Multi-touch attribution (MTA) is an analytical approach that distributes credit for a conversion across all the marketing touchpoints a customer interacts with before making a purchase or taking a desired action. Rather than assigning 100% of the credit to the first click (first-touch) or last click (last-touch), MTA recognises that modern customer journeys are complex and involve numerous interactions across multiple channels.
Why It Matters
Traditional single-touch attribution models can be misleading. If you only credit the final click before conversion, you miss the value of awareness campaigns, consideration content, and mid-funnel touchpoints. Conversely, first-touch attribution undervalues the importance of remarketing and conversion-focused efforts.
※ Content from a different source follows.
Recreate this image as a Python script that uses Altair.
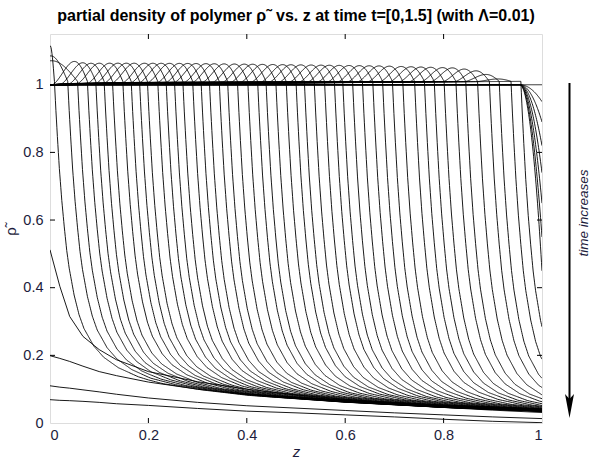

For UK agencies managing campaigns across search, social, display, and email, MTA provides a clearer picture of which channels and campaigns genuinely drive business results. This insight allows for more intelligent budget allocation and prevents wasteful spending on channels that appear underperforming in isolation.
How It Works
MTA models distribute credit using different rules:
- Linear attribution: Equal credit to all touchpoints
- Time-decay: More credit to interactions closer to conversion
- U-shaped (position-based): Emphasis on first and last touch, with remaining credit distributed across the middle
- Custom models: Tailored credit distribution based on your specific business logic
Most modern analytics platforms – Google Analytics 4, Adobe Analytics, and specialist tools like Marketo and HubSpot – offer MTA capabilities.
When to Use It
MTA is particularly valuable for:
- B2B campaigns with longer sales cycles typical in the UK market
- E-commerce where customers interact with multiple channels before purchasing
- High-value conversions where understanding the full journey justifies the analytical effort
- Omnichannel strategies where a single channel rarely drives complete conversions
Practical Considerations
Implementing MTA requires clean data infrastructure, proper tagging across all channels, and platforms capable of cross-device tracking. Privacy regulations like GDPR also limit tracking capabilities in the UK, making reliable MTA more challenging than historically.
Start by choosing an attribution model that aligns with your business. Many agencies begin with linear or time-decay models before moving to more sophisticated custom approaches.